Coquerel's Sifaka leaping between mangrove trees in Ankobohobo Madagascar
Birds brought me to Ankobohobo, but you have to give the mammals their due: Coquerel’s sifaka (Propithecus coquereli) is magnificent.

It is more important than ever that we know where the birds of Madagascar and other biodiversity hotspots are distributed, as they are on the verge of disappearing completely. In 2019 a veritable all-star team of experts on Malagasy wildlife wrote a letter to Nature, calling the next few years the “last chance” to save Madagascar’s biodiversity. The Important Bird Areas programme began in Europe, but local conservation organisations such as Asity Madagascar are playing an increasingly important role in surveying and managing the individual IBAs. Biodiversity loss and climate change are problems for the entire global population, and standing against them will require the cooperation of all people, everywhere.

One of only around 240 breeding Madagascar Fish-eagle (Haliaeetus vociferoides) in the world, photographed in Ankobohobo by Jamie Neaves. This nesting site has since been lost.

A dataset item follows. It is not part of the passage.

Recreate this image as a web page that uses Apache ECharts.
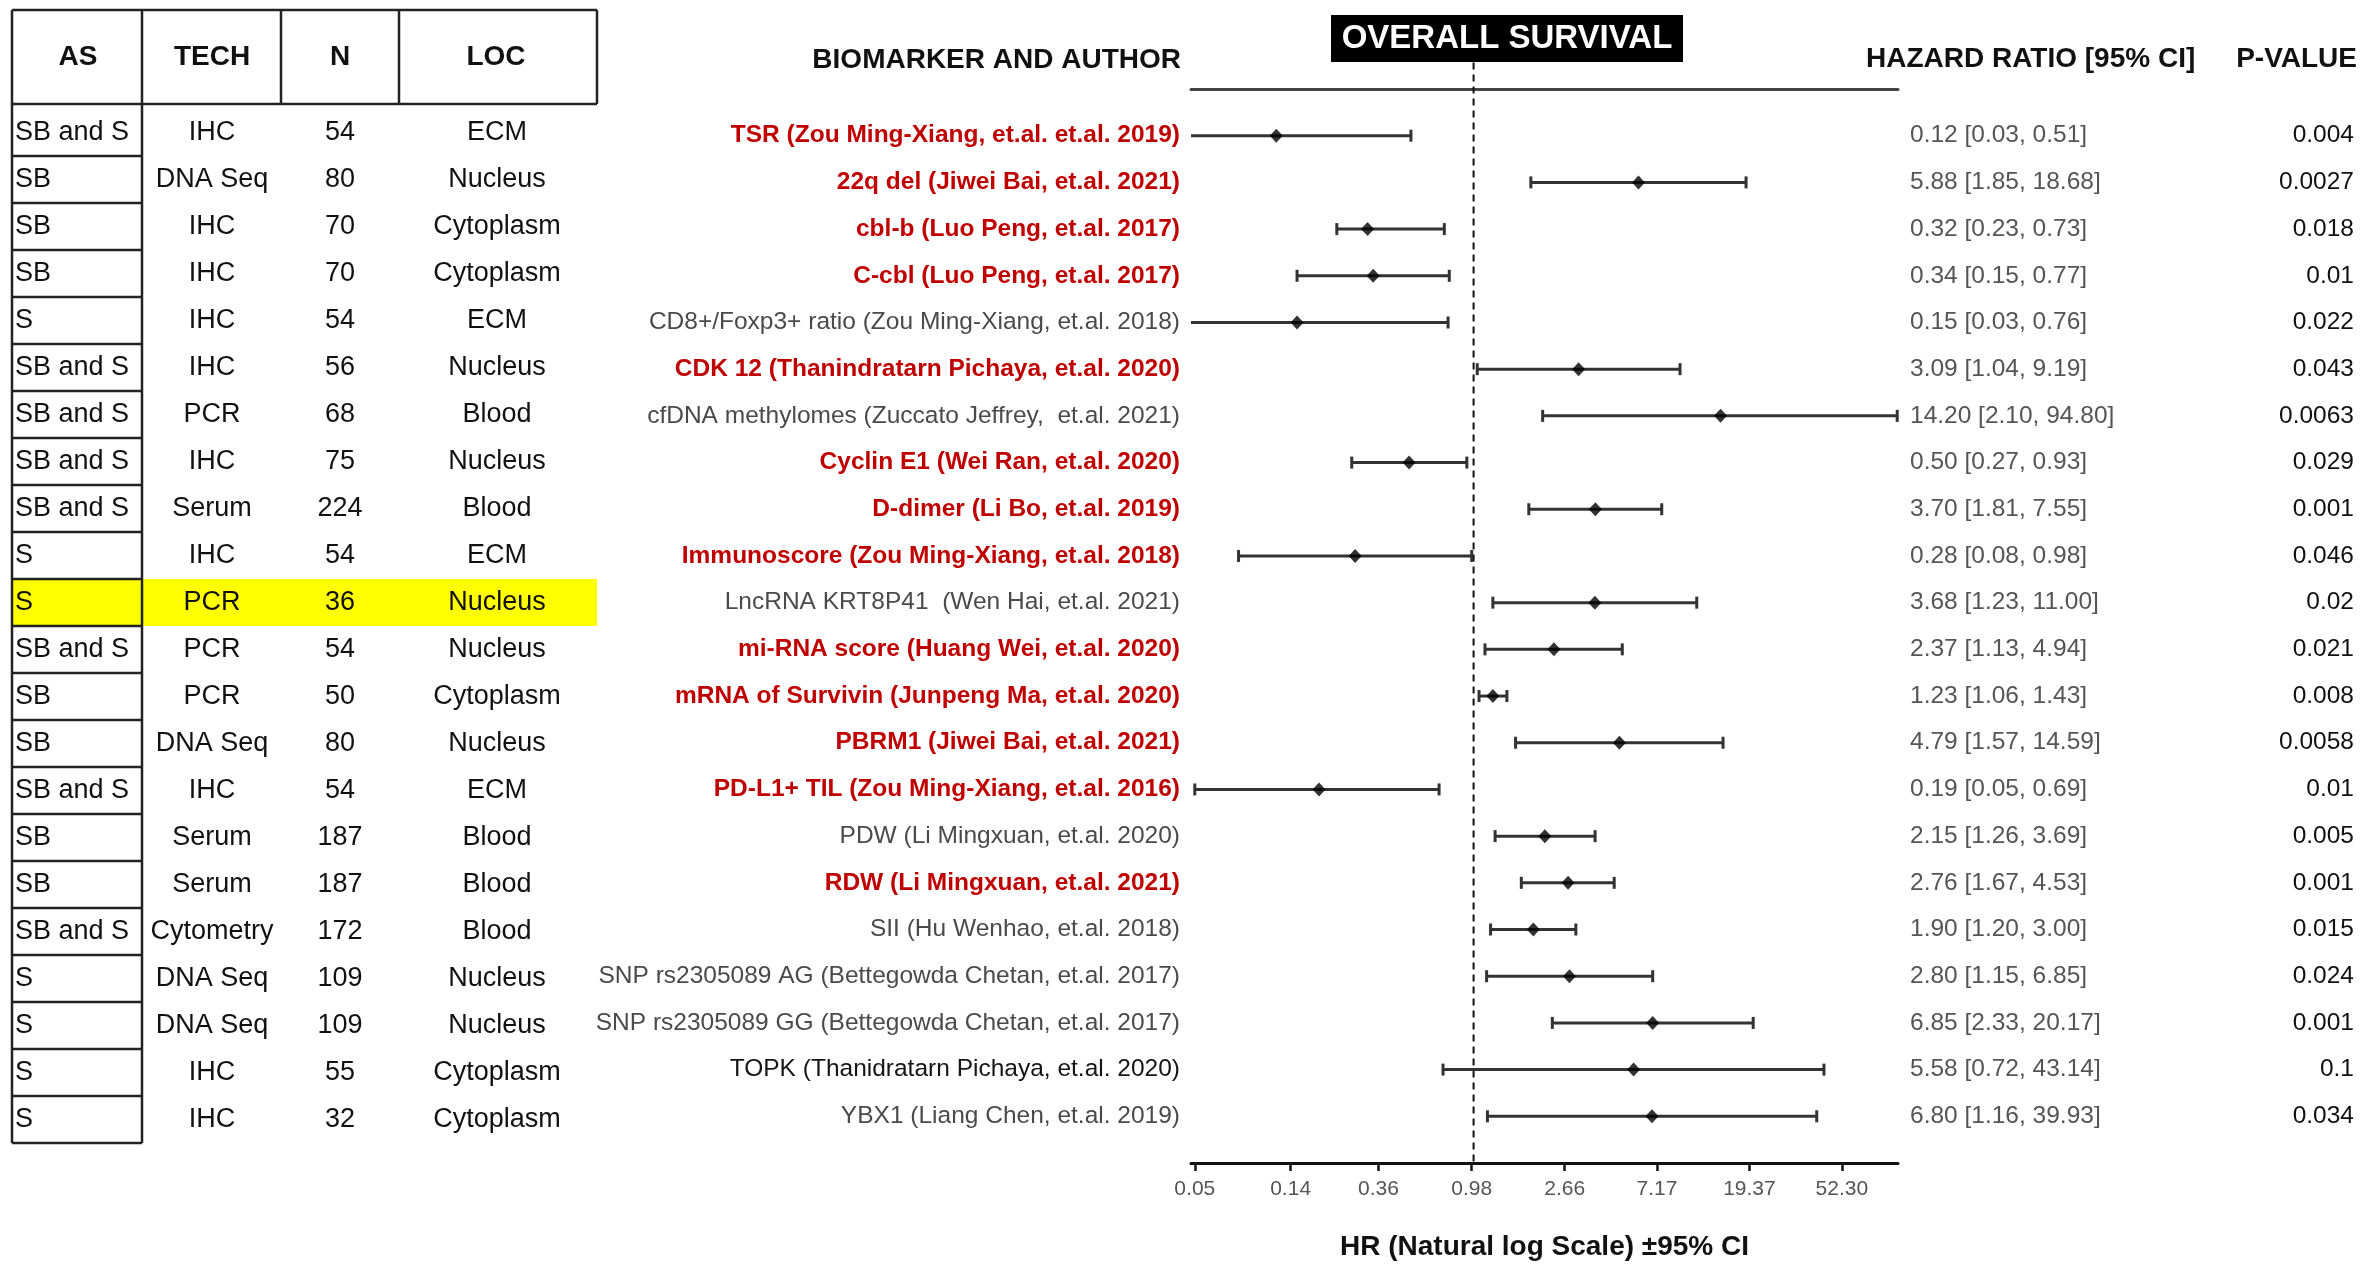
<!DOCTYPE html>
<html>
<head>
<meta charset="utf-8">
<title>Overall survival forest plot</title>
<script src="https://cdn.jsdelivr.net/npm/echarts@6/dist/echarts.min.js"></script>
<style>
  html, body { margin: 0; padding: 0; background: #fff; }
  #chart { width: 2362px; height: 1271px; }
</style>
</head>
<body>
<div id="chart"></div>
<script>
// Values, one entry per study row (top to bottom)
const AS_GROUP = ['SB and S', 'SB', 'SB', 'SB', 'S', 'SB and S', 'SB and S', 'SB and S', 'SB and S', 'S', 'S',
  'SB and S', 'SB', 'SB', 'SB and S', 'SB', 'SB', 'SB and S', 'S', 'S', 'S', 'S'];
const TECH = ['IHC', 'DNA Seq', 'IHC', 'IHC', 'IHC', 'IHC', 'PCR', 'IHC', 'Serum', 'IHC', 'PCR',
  'PCR', 'PCR', 'DNA Seq', 'IHC', 'Serum', 'Serum', 'Cytometry', 'DNA Seq', 'DNA Seq', 'IHC', 'IHC'];
const N_SIZE = [54, 80, 70, 70, 54, 56, 68, 75, 224, 54, 36, 54, 50, 80, 54, 187, 187, 172, 109, 109, 55, 32];
const LOC = ['ECM', 'Nucleus', 'Cytoplasm', 'Cytoplasm', 'ECM', 'Nucleus', 'Blood', 'Nucleus', 'Blood', 'ECM', 'Nucleus',
  'Nucleus', 'Cytoplasm', 'Nucleus', 'ECM', 'Blood', 'Blood', 'Blood', 'Nucleus', 'Nucleus', 'Cytoplasm', 'Cytoplasm'];

const BIOMARKERS = [
  'TSR (Zou Ming-Xiang, et.al. et.al. 2019)',
  '22q del (Jiwei Bai, et.al. 2021)',
  'cbl-b (Luo Peng, et.al. 2017)',
  'C-cbl (Luo Peng, et.al. 2017)',
  'CD8+/Foxp3+ ratio (Zou Ming-Xiang, et.al. 2018)',
  'CDK 12 (Thanindratarn Pichaya, et.al. 2020)',
  'cfDNA methylomes (Zuccato Jeffrey,  et.al. 2021)',
  'Cyclin E1 (Wei Ran, et.al. 2020)',
  'D-dimer (Li Bo, et.al. 2019)',
  'Immunoscore (Zou Ming-Xiang, et.al. 2018)',
  'LncRNA KRT8P41  (Wen Hai, et.al. 2021)',
  'mi-RNA score (Huang Wei, et.al. 2020)',
  'mRNA of Survivin (Junpeng Ma, et.al. 2020)',
  'PBRM1 (Jiwei Bai, et.al. 2021)',
  'PD-L1+ TIL (Zou Ming-Xiang, et.al. 2016)',
  'PDW (Li Mingxuan, et.al. 2020)',
  'RDW (Li Mingxuan, et.al. 2021)',
  'SII (Hu Wenhao, et.al. 2018)',
  'SNP rs2305089 AG (Bettegowda Chetan, et.al. 2017)',
  'SNP rs2305089 GG (Bettegowda Chetan, et.al. 2017)',
  'TOPK (Thanidratarn Pichaya, et.al. 2020)',
  'YBX1 (Liang Chen, et.al. 2019)'
];
// 'sig' = bold red label, 'plain' = grey label, 'dark' = near-black label
const LABEL_TONE = ['sig', 'sig', 'sig', 'sig', 'plain', 'sig', 'plain', 'sig', 'sig', 'sig', 'plain',
  'sig', 'sig', 'sig', 'sig', 'plain', 'sig', 'plain', 'plain', 'plain', 'dark', 'plain'];

const HR = [0.12, 5.88, 0.32, 0.34, 0.15, 3.09, 14.20, 0.50, 3.70, 0.28, 3.68,
  2.37, 1.23, 4.79, 0.19, 2.15, 2.76, 1.90, 2.80, 6.85, 5.58, 6.80];
const CI_LOW = [0.03, 1.85, 0.23, 0.15, 0.03, 1.04, 2.10, 0.27, 1.81, 0.08, 1.23,
  1.13, 1.06, 1.57, 0.05, 1.26, 1.67, 1.20, 1.15, 2.33, 0.72, 1.16];
const CI_HIGH = [0.51, 18.68, 0.73, 0.77, 0.76, 9.19, 94.80, 0.93, 7.55, 0.98, 11.00,
  4.94, 1.43, 14.59, 0.69, 3.69, 4.53, 3.00, 6.85, 20.17, 43.14, 39.93];
const P_VALUES = ['0.004', '0.0027', '0.018', '0.01', '0.022', '0.043', '0.0063', '0.029', '0.001', '0.046', '0.02',
  '0.021', '0.008', '0.0058', '0.01', '0.005', '0.001', '0.015', '0.024', '0.001', '0.1', '0.034'];

const TICK_VALUES = [0.05, 0.14, 0.36, 0.98, 2.66, 7.17, 19.37, 52.30];
const TICK_LABELS = ['0.05', '0.14', '0.36', '0.98', '2.66', '7.17', '19.37', '52.30'];
const TABLE_HEADERS = ['AS', 'TECH', 'N', 'LOC'];
const HIGHLIGHT_ROWS = [10];

// layout
const FONT = "'Liberation Sans', Arial, Helvetica, sans-serif";
const TABLE_EDGES = [12, 142, 281, 399, 597];   // x of table column borders
const TABLE_TEXT_X = [15, 212, 340, 497];        // AS is left aligned, the rest centred
const HEADER_X = [78, 212, 340, 496];
const HEAD_TOP = -2.606, HEAD_BOTTOM = -0.606, HEAD_TEXT = -1.606;  // in row units
const LABEL_RIGHT = 1180, HR_LEFT = 1910, P_RIGHT = 2354;
const REF_TOP = -1.57;   // dashed line starts under the title box
const LINE_COLOR = '#222';
const CI_COLOR = '#333';
const TONE_STYLE = {
  sig: {fill: '#c00000', fontWeight: 'bold'},
  plain: {fill: '#4a4a4a', fontWeight: 'normal'},
  dark: {fill: '#151515', fontWeight: 'normal'}
};

const rows = BIOMARKERS.map((_, i) => i);

function textEl(x, y, text, extra) {
  return {
    type: 'text',
    x: x,
    y: y,
    z2: 20,
    style: Object.assign({
      text: text,
      fontFamily: FONT,
      fontSize: 24,
      fill: '#111',
      align: 'left',
      verticalAlign: 'middle'
    }, extra)
  };
}

function lineEl(x1, y1, x2, y2, width) {
  return {
    type: 'line',
    z2: 10,
    shape: {x1: x1, y1: y1, x2: x2, y2: y2},
    style: {stroke: LINE_COLOR, lineWidth: width || 2.5}
  };
}

// table: highlight, borders and cell texts, all placed on the table row scale
function renderTableRow(params, api) {
  const i = params.dataIndex;
  const row = api.value(1);
  const y = (v) => api.coord([0, v])[1];
  const children = [];
  const bottom = y(row + 0.5);
  const top = i === 0 ? y(HEAD_BOTTOM) : y(row - 0.5);

  if (HIGHLIGHT_ROWS.indexOf(i) >= 0) {
    children.push({
      type: 'rect',
      z2: 0,
      shape: {x: TABLE_EDGES[0], y: top, width: TABLE_EDGES[4] - TABLE_EDGES[0], height: bottom - top},
      style: {fill: '#ffff00'}
    });
  }
  children.push(lineEl(TABLE_EDGES[0], bottom, TABLE_EDGES[1], bottom));

  const yc = y(row);
  children.push(textEl(TABLE_TEXT_X[0], yc, AS_GROUP[i], {fontSize: 27}));
  children.push(textEl(TABLE_TEXT_X[1], yc, TECH[i], {fontSize: 27, align: 'center'}));
  children.push(textEl(TABLE_TEXT_X[2], yc, String(N_SIZE[i]), {fontSize: 27, align: 'center'}));
  children.push(textEl(TABLE_TEXT_X[3], yc, LOC[i], {fontSize: 27, align: 'center'}));

  if (i === 0) {
    const hTop = y(HEAD_TOP), hBottom = y(HEAD_BOTTOM);
    const tableBottom = y(rows.length - 0.5);
    children.push(lineEl(TABLE_EDGES[0], hTop, TABLE_EDGES[4], hTop));
    children.push(lineEl(TABLE_EDGES[0], hBottom, TABLE_EDGES[4], hBottom));
    children.push(lineEl(TABLE_EDGES[0], hTop, TABLE_EDGES[0], tableBottom));
    children.push(lineEl(TABLE_EDGES[1], hTop, TABLE_EDGES[1], tableBottom));
    children.push(lineEl(TABLE_EDGES[2], hTop, TABLE_EDGES[2], hBottom));
    children.push(lineEl(TABLE_EDGES[3], hTop, TABLE_EDGES[3], hBottom));
    children.push(lineEl(TABLE_EDGES[4], hTop, TABLE_EDGES[4], hBottom));
    TABLE_HEADERS.forEach((h, k) => {
      children.push(textEl(HEADER_X[k], y(HEAD_TEXT), h, {fontSize: 28, fontWeight: 'bold', align: 'center'}));
    });
  }
  return {type: 'group', children: children};
}

// biomarker label, HR [95% CI] text and p-value, on the forest row scale
function renderRowText(params, api) {
  const i = params.dataIndex;
  const yc = api.coord([0, api.value(1)])[1];
  const hrText = HR[i].toFixed(2) + ' [' + CI_LOW[i].toFixed(2) + ', ' + CI_HIGH[i].toFixed(2) + ']';
  return {
    type: 'group',
    children: [
      textEl(LABEL_RIGHT, yc, BIOMARKERS[i], Object.assign({fontSize: 24.5, align: 'right'}, TONE_STYLE[LABEL_TONE[i]])),
      textEl(HR_LEFT, yc, hrText, {fill: '#555', fontSize: 24.5}),
      textEl(P_RIGHT, yc, P_VALUES[i], {align: 'right', fontSize: 24.5})
    ]
  };
}

// confidence interval whisker; ends outside the axis are cut without a cap
function renderInterval(params, api) {
  const cs = params.coordSys;
  const a = api.coord([api.value(0), api.value(2)]);
  const b = api.coord([api.value(1), api.value(2)]);
  const left = cs.x, right = cs.x + cs.width;
  const x1 = Math.max(a[0], left), x2 = Math.min(b[0], right);
  const y = a[1];
  const cap = 6;
  const style = {stroke: CI_COLOR, lineWidth: 3};
  const children = [{type: 'line', shape: {x1: x1, y1: y, x2: x2, y2: y}, style: style}];
  if (a[0] >= left - 0.5) children.push({type: 'line', shape: {x1: a[0], y1: y - cap, x2: a[0], y2: y + cap}, style: style});
  if (b[0] <= right + 0.5) children.push({type: 'line', shape: {x1: b[0], y1: y - cap, x2: b[0], y2: y + cap}, style: style});
  return {type: 'group', children: children};
}

function renderReference(params, api) {
  const p0 = api.coord([api.value(0), REF_TOP]);
  const p1 = api.coord([api.value(0), rows.length]);
  return {
    type: 'line',
    shape: {x1: p0[0], y1: p0[1], x2: p1[0], y2: p1[1]},
    style: {stroke: '#111', lineWidth: 2, lineDash: [7, 5]}
  };
}

const logTicks = TICK_VALUES.map(Math.log);
function tickLabel(v) {
  let best = 0;
  logTicks.forEach((t, k) => { if (Math.abs(t - v) < Math.abs(logTicks[best] - v)) best = k; });
  return TICK_LABELS[best];
}

const xMin = Math.log(0.048), xMax = Math.log(95.6);
const hiddenAxis = {show: false};

const option = {
  animation: false,
  backgroundColor: '#fff',
  grid: [
    {left: 1191, top: 89, width: 707, height: 1074},   // forest plot
    {left: 0, top: 85.5, width: 2362, height: 1081},   // table on the left
    {left: 0, top: 89, width: 2362, height: 1074}      // text columns
  ],
  xAxis: [
    {
      type: 'value', gridIndex: 0, min: xMin, max: xMax, position: 'bottom',
      name: 'HR (Natural log Scale) \u00b195% CI',
      nameLocation: 'middle', nameGap: 70,
      nameTextStyle: {fontFamily: FONT, fontSize: 28, fontWeight: 'bold', color: '#111'},
      axisLine: {onZero: false, lineStyle: {color: '#111', width: 3}},
      axisTick: {customValues: logTicks, length: 8, lineStyle: {color: '#111', width: 2.5}},
      axisLabel: {
        customValues: logTicks, formatter: tickLabel, margin: 16,
        fontFamily: FONT, fontSize: 21, color: '#555'
      },
      splitLine: {show: false}
    },
    {
      type: 'value', gridIndex: 0, min: xMin, max: xMax, position: 'top',
      axisLine: {onZero: false, lineStyle: {color: '#444', width: 3}},
      axisTick: {show: false}, axisLabel: {show: false}, splitLine: {show: false}
    },
    Object.assign({type: 'value', gridIndex: 1, min: 0, max: 2362}, hiddenAxis),
    Object.assign({type: 'value', gridIndex: 2, min: 0, max: 2362}, hiddenAxis)
  ],
  yAxis: [
    Object.assign({type: 'value', gridIndex: 0, min: -1, max: rows.length, inverse: true}, hiddenAxis),
    Object.assign({type: 'value', gridIndex: 1, min: -1, max: rows.length, inverse: true}, hiddenAxis),
    Object.assign({type: 'value', gridIndex: 2, min: -1, max: rows.length, inverse: true}, hiddenAxis)
  ],
  graphic: [
    {type: 'rect', left: 1331, top: 15, shape: {width: 352, height: 47}, style: {fill: '#000'}},
    {type: 'text', x: 1507, y: 39, style: {text: 'OVERALL SURVIVAL', fill: '#fff',
      font: 'bold 33px ' + FONT, align: 'center', verticalAlign: 'middle'}},
    {type: 'text', x: 1181, y: 60, style: {text: 'BIOMARKER AND AUTHOR', fill: '#111',
      font: 'bold 28px ' + FONT, align: 'right', verticalAlign: 'middle'}},
    {type: 'text', x: 1866, y: 59, style: {text: 'HAZARD RATIO [95% CI]', fill: '#111',
      font: 'bold 28px ' + FONT, align: 'left', verticalAlign: 'middle'}},
    {type: 'text', x: 2357, y: 59, style: {text: 'P-VALUE', fill: '#111',
      font: 'bold 28px ' + FONT, align: 'right', verticalAlign: 'middle'}}
  ],
  series: [
    {
      name: 'reference', type: 'custom', xAxisIndex: 0, yAxisIndex: 0, clip: false, z: 2,
      data: [[0, 0]], renderItem: renderReference, silent: true
    },
    {
      name: '95% CI', type: 'custom', xAxisIndex: 0, yAxisIndex: 0, z: 3,
      data: rows.map((i) => [Math.log(CI_LOW[i]), Math.log(CI_HIGH[i]), i]),
      renderItem: renderInterval
    },
    {
      name: 'HR', type: 'scatter', xAxisIndex: 0, yAxisIndex: 0, z: 4,
      symbol: 'diamond', symbolSize: [13, 14],
      itemStyle: {color: '#000'},
      data: rows.map((i) => [Math.log(HR[i]), i])
    },
    {
      name: 'table', type: 'custom', xAxisIndex: 2, yAxisIndex: 1, clip: false,
      data: rows.map((i) => [0, i]), renderItem: renderTableRow, silent: true
    },
    {
      name: 'text', type: 'custom', xAxisIndex: 3, yAxisIndex: 2, clip: false,
      data: rows.map((i) => [0, i]), renderItem: renderRowText, silent: true
    }
  ]
};

const chart = echarts.init(document.getElementById('chart'));
chart.setOption(option);
window.addEventListener('resize', () => chart.resize());
</script>
</body>
</html>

To find out more, read our open-access article in Scopus: Journal of East African Ornithology, ‘The avifauna of Ankobohobo Wetland, a neglected Important Bird Area in northwestern Madagascar’.

Reference:

Ó Marcaigh F, Raveloson BA, Rakotomanga G, Ratianarivo AN, Baddams J, Rasamison S, Neaves J, Long P and Martin TE (2020) The avifauna of Ankobohobo Wetland, a neglected Important Bird Area in northwestern Madagascar. Scopus: Journal of East African Ornithology, 40 (2): 18-28.

Black-crowned Night Heron Bird in Ankobohobo Wetland Madagascar
Never has a bird given a more baleful gaze than that of the Black-crowned Night Heron (Nycticorax nycticorax).